Best Buy reported better-than-expected numbers this past week and the stock spiked as short-term sentiment improved. While this certainly is a ray of sunshine for this beleaguered retail stock, Best Buy in the long-run, will not be able to overcome the headwinds of agile competitors with lower cost structures.
Toys R Us, a dominant brand, was crushed by the online presence of distributors combined with the scale of Wal-Mart. Egghead Software made a proactive decision to eliminate brick-and-mortar stores and move towards online sales. Circuit City, Good Guys and CompUSA all were crushed as margins compressed based on increasing online competition. Best Buy was the beneficiary of the problems that each of these companies faced which allowed it to carve off significant brick-and-mortar market share. Still, despite market gains, there is no disputing the erosion of profit that occurs when just-in-time delivery web access solutions provide the same product at lower cost.
Even Wal-Mart, with its purchase of Jet.com, recognizes that in order to compete with Amazon and other online retailers, it must have a significant presence in the online space.
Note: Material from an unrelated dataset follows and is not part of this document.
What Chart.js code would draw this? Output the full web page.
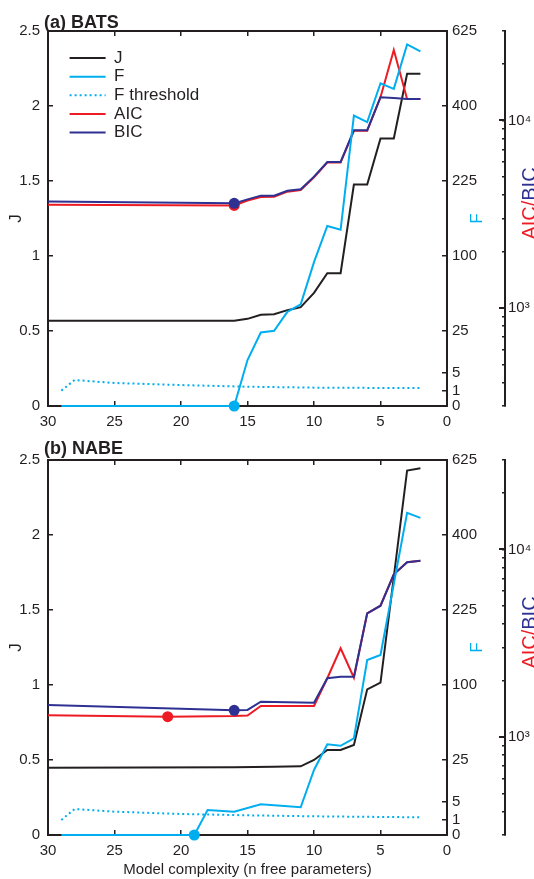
<!DOCTYPE html>
<html>
<head>
<meta charset="utf-8">
<script src="https://cdn.jsdelivr.net/npm/chart.js@4.4.1/dist/chart.umd.min.js"></script>
<style>
  body { margin: 0; background: #fff; }
  .panel { position: relative; width: 534px; }
  #wrapA { height: 430px; }
  #wrapB { height: 449px; }
</style>
</head>
<body>
<div class="panel" id="wrapA"><canvas id="chartA"></canvas></div>
<div class="panel" id="wrapB"><canvas id="chartB"></canvas></div>
<script>
const INK = '#231f20'
const CYAN = '#00aeef'
const RED = '#ed1c24'
const NAVY = '#2e3192'
const FONT = "'Liberation Sans', Arial, sans-serif"

// (a) BATS - model complexity n and values
const nJA = [30, 16, 15, 14, 13, 12, 11, 10, 9, 8, 7, 6, 5, 4, 3, 2]
const jA = [0.568, 0.568, 0.581, 0.608, 0.612, 0.639, 0.659, 0.754, 0.885, 0.885, 1.476, 1.476, 1.784, 1.784, 2.215, 2.215]
const nFA = [29, 16, 15, 14, 13, 12, 11, 10, 9, 8, 7, 6, 5, 4, 3, 2]
const fA = [0, 0, 9.4, 24, 25.1, 39.4, 45.9, 92, 144, 138, 375, 358, 463, 447, 581, 559]
const nThA = [29, 28, 25, 20, 15, 10, 5, 2]
const thA = [1.05, 3.0, 2.35, 1.95, 1.65, 1.5, 1.45, 1.43]
const nAicA = [30, 16, 15, 14, 13, 12, 11, 10, 9, 8, 7, 6, 5, 4, 3, 2]
const aicA = [3557, 3522, 3740, 3910, 3920, 4170, 4250, 4980, 5960, 5960, 8800, 8800, 13300, 23770, 13020, 13020]
const nBicA = [30, 16, 15, 14, 13, 12, 11, 10, 9, 8, 7, 6, 5, 4, 3, 2]
const bicA = [3700, 3614, 3796, 3972, 3972, 4218, 4295, 5015, 6004, 6004, 8870, 8870, 13300, 13180, 13020, 13020]

// (b) NABE
const nJB = [30, 16, 13, 11, 10, 9, 8, 7, 6, 5, 4, 3, 2]
const jB = [0.449, 0.451, 0.455, 0.458, 0.5, 0.567, 0.567, 0.6, 0.971, 1.016, 1.72, 2.43, 2.445]
const nFB = [29, 19, 18, 16, 14, 11, 10, 9, 8, 7, 6, 5, 4, 3, 2]
const fB = [0, 0, 2.78, 2.42, 4.19, 3.41, 18.8, 36.6, 35.4, 41.5, 136, 144, 280, 461, 447]
const nThB = [29, 28, 25, 20, 15, 10, 5, 2]
const thB = [1.0, 3.0, 2.42, 1.96, 1.72, 1.55, 1.45, 1.39]
const nAicB = [30, 21, 16, 15, 14, 10, 9, 8, 7, 6, 5, 4, 3, 2]
const aicB = [1304, 1283, 1292, 1300, 1462, 1462, 2056, 2971, 2070, 4565, 5010, 7370, 8540, 8710]
const nBicB = [30, 16, 15, 14, 10, 9, 8, 7, 6, 5, 4, 3, 2]
const bicB = [1479, 1387, 1393, 1542, 1524, 2056, 2097, 2097, 4565, 5010, 7370, 8540, 8710]

// marked minima (n)
const marksA = { f: 16, aic: 16, bic: 16 }
const marksB = { f: 19, aic: 21, bic: 16 }

// tick values
const fTicks = [0, 1, 5, 25, 100, 225, 400, 625]
const aicTicks = [300, 400, 500, 600, 700, 800, 900, 1000, 2000, 3000, 4000, 5000, 6000, 7000, 8000, 9000, 10000, 20000, 30000]
const aicLabels = { 1000: '10³', 10000: '10⁴' }

// square-root axis for F
class SqrtScale extends Chart.LinearScale {
  configure() {
    super.configure()
    this._startValue = Math.sqrt(this.min)
    this._valueRange = Math.sqrt(this.max) - Math.sqrt(this.min)
  }
  getPixelForValue(value) {
    if (value === null) return NaN
    return this.getPixelForDecimal((Math.sqrt(value) - this._startValue) / this._valueRange)
  }
  getValueForPixel(pixel) {
    const s = this._startValue + this.getDecimalForPixel(pixel) * this._valueRange
    return s * s
  }
}
SqrtScale.id = 'sqrt'
SqrtScale.defaults = Chart.LinearScale.defaults
Chart.register(SqrtScale)

const pts = (xs, ys) => xs.map((x, i) => ({ x, y: ys[i] }))
const dots = (xs, at) => xs.map(x => x === at ? 5.5 : 0)

function rotatedText(ctx, parts, x, y) {
  ctx.save()
  ctx.translate(x, y)
  ctx.rotate(-Math.PI / 2)
  ctx.textBaseline = 'middle'
  ctx.textAlign = 'left'
  const total = parts.reduce((w, p) => w + ctx.measureText(p[0]).width, 0)
  let cx = -total / 2
  parts.forEach(p => {
    ctx.fillStyle = p[1]
    ctx.fillText(p[0], cx, 0)
    cx += ctx.measureText(p[0]).width
  })
  ctx.restore()
}

const panelText = {
  id: 'panelText',
  afterLayout(chart) {
    // move the legend inside the plot, below the top axis
    if (chart.legend && chart.options.plugins.legend.display) {
      chart.legend.left += 20
      chart.legend.top += 48
    }
  },
  afterDraw(chart, args, opts) {
    const { ctx, chartArea: a } = chart
    const yF = chart.scales.yF
    const yA = chart.scales.yA
    const mid = (a.top + a.bottom) / 2
    ctx.save()
    ctx.font = `bold 18px ${FONT}`
    ctx.fillStyle = INK
    ctx.textAlign = 'left'
    ctx.textBaseline = 'alphabetic'
    ctx.fillText(opts.title, 44, opts.titleY)

    ctx.font = `17px ${FONT}`
    rotatedText(ctx, [['J', INK]], 16, mid)
    rotatedText(ctx, [['F', CYAN]], yF.left + 30, mid)
    ctx.font = `20px ${FONT}`
    rotatedText(ctx, [['AIC/', RED], ['BIC', NAVY]], 530, mid - 15)

    // longer major ticks on the AIC/BIC axis
    ctx.strokeStyle = INK
    ctx.lineWidth = 2
    yA.ticks.forEach(t => {
      if (!aicLabels[t.value]) return
      const py = Math.round(yA.getPixelForValue(t.value))
      ctx.beginPath()
      ctx.moveTo(yA.left - 6, py)
      ctx.lineTo(yA.left, py)
      ctx.stroke()
    })
    ctx.restore()
  }
}

function makeDatasets(nJ, j, nF, f, nTh, th, nAic, aic, nBic, bic, marks) {
  return [
    { label: 'J', data: pts(nJ, j), yAxisID: 'y', borderColor: INK, order: 3 },
    { label: 'F', data: pts(nF, f), yAxisID: 'yF', borderColor: CYAN,
      pointRadius: dots(nF, marks.f), pointBackgroundColor: CYAN, order: 0 },
    { label: 'F threshold', data: pts(nTh, th), yAxisID: 'yF', borderColor: CYAN,
      borderDash: [2, 3], order: 0 },
    { label: 'AIC', data: pts(nAic, aic), yAxisID: 'yA', borderColor: RED,
      pointRadius: dots(nAic, marks.aic), pointBackgroundColor: RED, order: 2 },
    { label: 'BIC', data: pts(nBic, bic), yAxisID: 'yA', borderColor: NAVY,
      pointRadius: dots(nBic, marks.bic), pointBackgroundColor: NAVY, order: 1 }
  ]
}

function legendLabels(chart) {
  const items = Chart.defaults.plugins.legend.labels.generateLabels(chart)
  return items.map(item => {
    const ds = chart.data.datasets[item.datasetIndex]
    item.strokeStyle = ds.borderColor
    item.lineWidth = 2
    item.lineDash = ds.borderDash || []
    return item
  })
}

const tickFont = { family: FONT, size: 15 }
const axisGrid = (len) => ({ drawOnChartArea: false, tickLength: len, color: INK, lineWidth: 1.5 })
const axisBorder = { color: INK, width: 2 }

function makeOptions(top, bottom, showLegend, title, titleY, xTitle) {
  return {
    responsive: true,
    maintainAspectRatio: false,
    animation: false,
    layout: { padding: 0 },
    datasets: { line: { clip: false, tension: 0, borderWidth: 2, pointRadius: 0, pointBorderWidth: 0, pointHoverRadius: 0 } },
    plugins: {
      tooltip: { enabled: false },
      legend: {
        display: showLegend,
        position: 'chartArea',
        align: 'start',
        labels: {
          font: { family: FONT, size: 17 },
          color: INK,
          usePointStyle: true,
          pointStyle: 'line',
          pointStyleWidth: 36,
          padding: 1.6,
          generateLabels: legendLabels,
          sort: (a, b) => a.datasetIndex - b.datasetIndex
        }
      },
      panelText: { title, titleY }
    },
    scales: {
      x: {
        type: 'linear', position: 'bottom', reverse: true, min: 0, max: 30,
        ticks: { stepSize: 5, font: tickFont, color: INK, padding: 12, maxRotation: 0 },
        grid: axisGrid(-5), border: axisBorder,
        title: { display: !!xTitle, text: xTitle, font: tickFont, color: INK, padding: 0 },
        afterFit: s => { s.height = bottom }
      },
      xTop: {
        type: 'linear', position: 'top', reverse: true, min: 0, max: 30,
        ticks: { stepSize: 5, display: false },
        grid: axisGrid(-5), border: axisBorder,
        afterFit: s => { s.height = top }
      },
      y: {
        type: 'linear', position: 'left', min: 0, max: 2.5,
        ticks: { stepSize: 0.5, font: tickFont, color: INK, padding: 13, callback: v => String(v) },
        grid: axisGrid(-5), border: axisBorder,
        afterFit: s => { s.width = 48 }
      },
      yF: {
        type: 'sqrt', position: 'right', weight: 0, min: 0, max: 625,
        afterBuildTicks: s => { s.ticks = fTicks.map(v => ({ value: v })) },
        ticks: { font: tickFont, color: INK, padding: 10, autoSkip: false, callback: v => String(v) },
        grid: axisGrid(-5), border: axisBorder,
        afterFit: s => { s.width = 58 }
      },
      yA: {
        type: 'logarithmic', position: 'right', weight: 1, min: 300, max: 30000,
        afterBuildTicks: s => { s.ticks = aicTicks.map(v => ({ value: v, major: !!aicLabels[v] })) },
        ticks: { font: tickFont, color: INK, padding: 6, autoSkip: false, callback: v => aicLabels[v] || '' },
        grid: axisGrid(-3), border: axisBorder,
        afterFit: s => { s.width = 29 }
      }
    }
  }
}

const chartA = new Chart(document.getElementById('chartA'), {
  type: 'line',
  data: { datasets: makeDatasets(nJA, jA, nFA, fA, nThA, thA, nAicA, aicA, nBicA, bicA, marksA) },
  options: makeOptions(31, 24, true, '(a) BATS', 28, ''),
  plugins: [panelText]
})

const chartB = new Chart(document.getElementById('chartB'), {
  type: 'line',
  data: { datasets: makeDatasets(nJB, jB, nFB, fB, nThB, thB, nAicB, aicB, nBicB, bicB, marksB) },
  options: makeOptions(30, 44, false, '(b) NABE', 24, 'Model complexity (n free parameters)'),
  plugins: [panelText]
})
</script>
</body>
</html>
This is Walmart we are talking about which has the most scale of virtually any company in the United States and even THEY needed to take drastic action to blunt the impact of online stores.
Best Buy is a popular choice when you wish to test out an item, see it live and in person, need it same day, and are looking for some degree of human interaction. But despite the brick-and-mortar advantage, how many times have you noticed someone at Best Buy on their smart phone looking to see whether or not Best Buy is charging the lowest price? And given that Best Buy has a price match guarantee for any web retailer, doesn't it make sense that their margins will be crushed given they have much higher overhead costs then online retailers?
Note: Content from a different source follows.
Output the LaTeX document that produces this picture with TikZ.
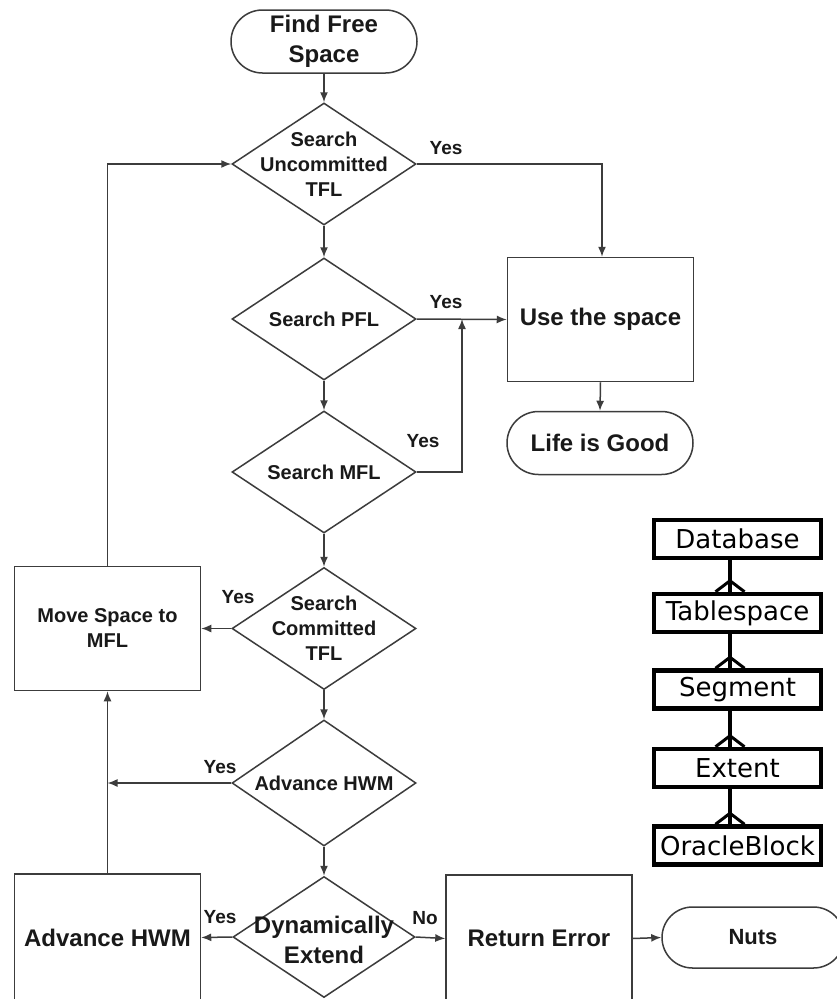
\documentclass[tikz,border=0pt]{standalone}
\usepackage{fontspec}
\setmainfont{Liberation Sans}
\newfontfamily\lgfont{DejaVu Sans}
\usetikzlibrary{shapes.geometric,shapes.misc,arrows.meta}
\definecolor{lc}{RGB}{60,60,60}
\definecolor{tc}{RGB}{25,25,25}
\begin{document}
\begin{tikzpicture}[x=1pt,y=-1pt,
  fc/.style={draw=lc, line width=1.5pt},
  arr/.style={fc, -{Latex[length=10pt,width=8pt]}},
  small/.style={font=\fontsize{20}{25}\selectfont\bfseries, text=tc, align=center},
  large/.style={font=\fontsize{24}{30}\selectfont\bfseries, text=tc, align=center},
  dia/.style={fc, diamond, inner sep=0pt, minimum width=184pt, minimum height=122pt},
  term/.style={fc, rounded rectangle, inner sep=0pt, minimum width=186pt, minimum height=63pt},
  procbox/.style={fc, rectangle, inner sep=0pt, minimum width=186pt, minimum height=124pt},
  lbl/.style={font=\fontsize{19}{22}\selectfont\bfseries, text=tc, inner sep=0pt},
  lg/.style={draw=black, line width=4.5pt, rectangle, inner sep=0pt, minimum width=167pt, minimum height=38pt, font=\lgfont\fontsize{26}{28}\selectfont},
  lgline/.style={draw=black, line width=4pt},
  foot/.style={draw=black, line width=3pt}
]
\useasboundingbox (0,0) rectangle (837,999);
\clip (0,0) rectangle (837,999);
\fill[white] (0,0) rectangle (837,999);

% flowchart nodes
\node[term, large] (find) at (324,41.5) {Find Free\\Space};
\node[dia, label={[small]center:Search\\Uncommitted\\TFL}] (d1) at (324,164) {};
\node[dia, label={[small]center:Search PFL}] (d2) at (324,319) {};
\node[dia, label={[small]center:Search MFL}] (d3) at (324,472) {};
\node[dia, label={[small]center:Search\\Committed\\TFL}] (d4) at (324,628.5) {};
\node[dia, minimum height=126pt, label={[small]center:Advance HWM}] (d5) at (324,783) {};
\node[dia, minimum height=121pt, minimum width=182pt, label={[large, yshift=-3pt]center:Dynamically\\Extend}] (d6) at (324,937) {};

\node[procbox, large] (use) at (600.5,319.5) {Use the space};
\node[term, large] (life) at (600,443) {Life is Good};
\node[procbox, small] (move) at (107.5,628.5) {Move Space to\\MFL};
\node[procbox, large, minimum height=127pt] (adv) at (107.5,937.5) {Advance HWM};
\node[procbox, large, minimum height=127pt] (ret) at (539,938.5) {Return Error};
\node[term, font=\fontsize{22}{26}\selectfont\bfseries, text=tc, minimum width=182pt, minimum height=61pt] (nuts) at (753,937.5) {Nuts};

% labels
\node[lbl] (y1) at (446,148) {Yes};
\node[lbl] (y2) at (446,302) {Yes};
\node[lbl] (y3) at (423,441) {Yes};
\node[lbl] (y4) at (238,597) {Yes};
\node[lbl] (y5) at (220,767) {Yes};
\node[lbl] (y6) at (220,917) {Yes};
\node[lbl] (n6) at (425,918) {No};

% junction coordinates
\coordinate (j1) at (462,319);
\coordinate (j2) at (107.5,783);

% connectors
\draw[arr] (find.south) -- (d1.north);
\draw[arr] (d1.south) -- (d2.north);
\draw[arr] (d2.south) -- (d3.north);
\draw[arr] (d3.south) -- (d4.north);
\draw[arr] (d4.south) -- (d5.north);
\draw[arr] (d5.south) -- (d6.north);
\draw[arr] (d1.east) -| ([xshift=1.5pt]use.north);
\draw[arr] (d2.east) -- (use.west);
\draw[arr] (d3.east) -| (j1);
\draw[arr] (use.south) -- (life.north);
\draw[arr] (d4.west) -- (move.east);
\draw[arr] (move.north) |- (d1.west);
\draw[arr] (d5.west) -- (j2);
\draw[arr] (adv.north) -- (move.south);
\draw[arr] (d6.west) -- (adv.east);
\draw[arr] (d6.east) -- (ret.west);
\draw[arr] (ret.east) -- (nuts.west);

% legend
\node[lg] (db) at (737.5,539) {Database};
\node[lg] (ts) at (737.5,613) {Tablespace};
\node[lg] (sg) at (737.5,689.5) {Segment};
\node[lg] (ex) at (737.5,768) {Extent};
\node[lg] (ob) at (737.5,845.5) {OracleBlock};

\foreach \a/\b in {db/ts, ts/sg, sg/ex, ex/ob}{
  \draw[lgline] ([xshift=-7.5pt]\a.south) -- ([xshift=-7.5pt]\b.north);
  \draw[foot] ([xshift=-22pt]\b.north) -- ([xshift=-7.5pt, yshift=11pt]\b.north) -- ([xshift=7pt]\b.north);
}
\end{tikzpicture}
\end{document}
There are 4 basic reasons Best Buy faces major headwinds despite its valiant efforts to remain relevant in today's web-enabled marketplace:
- Margin compression: As Best Buy matches prices and attempts to be competitive with a higher cost structure, there is simply no way it can stem the erosion of profit as online retailers have a significantly leaner cost structure.
- Service revenue won't fix the problem: The service business promoted by Best Buy is a higher profit center enterprise but we do not see its potential to be significant enough to offset the erosion of profit margins as it continues to operate as a brick-and-mortar chain.
- Online retailers are moving downstream: Online competitors are beginning to develop brick-and-mortar solutions for product delivery. Amazon, for example, already has a network of delivery lockers for consumers looking for same-day delivery, purchasers of products without permanent addresses, buyers of goods traveling out of town. Online will be the core with modified brick-and-mortar solutions available to compete on a local basis. This is a much different cost structure than brick-and-mortar as the core and online as an add on.
- Same-day delivery services will continue to increase as Amazon and other online retailers work to increase the efficiency of their distribution network. Already in some communities Amazon offers same-day delivery. We expect an increase in delivery efficiency through the use of logistics and other technology solutions.
This is not to say that Best Buy is ultimately moving in the direction of Good Guys or Circuit City; there needs to be a competitor in the marketplace for those wishing to touch and feel a device prior to purchase. But as a lesson to be learned, investors should look and see what happened to the book space: Borders is out of business and Barnes & Noble has been closing stores. There is no reason to believe that Best Buy will avoid the same fate that bookstores fell prey to over the course of the last 10 years. I'm not saying Best Buy will declare bankruptcy but it's going to have a smaller footprint with less retail impact.
One last thought to consider. When Webvan emerged in the spring of 1999, pundits talked about grocery as the next great conquest for online sales. Obviously with the demise of Webvan that turned out not to be the case as consumers wanted to touch and feel the product. But I would contend that buying groceries is far different than buying a computer. The book seller comparison is much more appropriate.
The stock investment game is really one of time horizon. On the short-term there were some positive signs for Best Buy and that is why the stock popped. But if one looks below the surface to look at trend lines and the oncoming march of online retailers towards becoming the alternative to brick-and-mortar solutions, it's hard to see why Best Buy should be a part of one's core long-term portfolio strategy. The competition is fierce and the world is moving online.
While there will be a need for a smaller scale Best Buy footprint, the future for this company will likely look much different that today's current market position. The reasonable inevitable conclusion for this company will be that this enterprise will be smaller and less profitable; I just don't see any other outcome.